▸ **Dataset extract**:

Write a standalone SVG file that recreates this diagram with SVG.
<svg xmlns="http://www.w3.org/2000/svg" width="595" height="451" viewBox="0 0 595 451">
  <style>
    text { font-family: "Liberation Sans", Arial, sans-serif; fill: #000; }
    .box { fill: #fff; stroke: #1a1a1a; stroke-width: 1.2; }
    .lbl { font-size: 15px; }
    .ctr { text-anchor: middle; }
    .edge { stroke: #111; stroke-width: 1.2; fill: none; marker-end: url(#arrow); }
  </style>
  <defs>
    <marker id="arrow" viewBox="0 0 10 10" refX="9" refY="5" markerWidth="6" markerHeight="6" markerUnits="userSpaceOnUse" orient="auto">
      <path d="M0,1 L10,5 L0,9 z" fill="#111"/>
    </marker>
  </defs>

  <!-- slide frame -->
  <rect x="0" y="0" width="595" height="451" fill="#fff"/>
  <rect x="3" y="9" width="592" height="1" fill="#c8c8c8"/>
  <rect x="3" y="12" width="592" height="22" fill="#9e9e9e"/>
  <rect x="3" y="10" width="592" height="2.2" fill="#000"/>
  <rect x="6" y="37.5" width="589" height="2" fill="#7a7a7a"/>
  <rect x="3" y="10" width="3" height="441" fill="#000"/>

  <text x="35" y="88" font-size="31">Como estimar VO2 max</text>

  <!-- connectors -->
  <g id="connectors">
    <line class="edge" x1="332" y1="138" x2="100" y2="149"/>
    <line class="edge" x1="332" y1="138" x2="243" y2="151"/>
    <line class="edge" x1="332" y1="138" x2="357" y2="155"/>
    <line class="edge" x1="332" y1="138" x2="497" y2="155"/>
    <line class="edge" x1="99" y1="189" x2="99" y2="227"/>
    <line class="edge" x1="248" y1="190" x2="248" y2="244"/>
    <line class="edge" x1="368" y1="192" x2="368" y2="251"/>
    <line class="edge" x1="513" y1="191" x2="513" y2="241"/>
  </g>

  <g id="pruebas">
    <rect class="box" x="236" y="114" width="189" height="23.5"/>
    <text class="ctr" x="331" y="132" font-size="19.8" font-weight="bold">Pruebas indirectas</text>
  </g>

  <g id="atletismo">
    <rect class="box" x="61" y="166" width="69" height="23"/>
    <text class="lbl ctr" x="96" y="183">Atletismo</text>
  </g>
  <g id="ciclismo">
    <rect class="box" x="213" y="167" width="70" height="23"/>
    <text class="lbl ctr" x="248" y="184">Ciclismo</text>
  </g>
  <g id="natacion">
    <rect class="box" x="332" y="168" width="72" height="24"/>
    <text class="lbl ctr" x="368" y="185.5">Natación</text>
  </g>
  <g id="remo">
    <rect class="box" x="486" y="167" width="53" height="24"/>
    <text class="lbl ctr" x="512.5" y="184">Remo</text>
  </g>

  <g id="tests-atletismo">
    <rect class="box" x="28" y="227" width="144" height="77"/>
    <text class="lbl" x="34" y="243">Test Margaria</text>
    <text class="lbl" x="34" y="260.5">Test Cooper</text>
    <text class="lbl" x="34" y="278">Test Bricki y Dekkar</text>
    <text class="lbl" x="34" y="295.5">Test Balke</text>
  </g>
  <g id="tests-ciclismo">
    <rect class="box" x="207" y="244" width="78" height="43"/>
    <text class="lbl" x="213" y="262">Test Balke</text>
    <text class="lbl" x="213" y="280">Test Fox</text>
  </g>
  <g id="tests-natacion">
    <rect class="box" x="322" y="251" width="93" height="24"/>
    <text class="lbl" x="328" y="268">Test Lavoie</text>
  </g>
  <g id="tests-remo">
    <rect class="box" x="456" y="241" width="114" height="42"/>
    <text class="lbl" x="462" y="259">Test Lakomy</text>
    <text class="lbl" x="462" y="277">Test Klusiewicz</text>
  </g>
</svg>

▸ **Required work**: Word for word, reproduce the listing above from its start up to and including the line that has "estimar VO2 max</text>". Give only those lines.

▸ **Answer for the task**:
Write a standalone SVG file that recreates this diagram with SVG.
<svg xmlns="http://www.w3.org/2000/svg" width="595" height="451" viewBox="0 0 595 451">
  <style>
    text { font-family: "Liberation Sans", Arial, sans-serif; fill: #000; }
    .box { fill: #fff; stroke: #1a1a1a; stroke-width: 1.2; }
    .lbl { font-size: 15px; }
    .ctr { text-anchor: middle; }
    .edge { stroke: #111; stroke-width: 1.2; fill: none; marker-end: url(#arrow); }
  </style>
  <defs>
    <marker id="arrow" viewBox="0 0 10 10" refX="9" refY="5" markerWidth="6" markerHeight="6" markerUnits="userSpaceOnUse" orient="auto">
      <path d="M0,1 L10,5 L0,9 z" fill="#111"/>
    </marker>
  </defs>

  <!-- slide frame -->
  <rect x="0" y="0" width="595" height="451" fill="#fff"/>
  <rect x="3" y="9" width="592" height="1" fill="#c8c8c8"/>
  <rect x="3" y="12" width="592" height="22" fill="#9e9e9e"/>
  <rect x="3" y="10" width="592" height="2.2" fill="#000"/>
  <rect x="6" y="37.5" width="589" height="2" fill="#7a7a7a"/>
  <rect x="3" y="10" width="3" height="441" fill="#000"/>

  <text x="35" y="88" font-size="31">Como estimar VO2 max</text>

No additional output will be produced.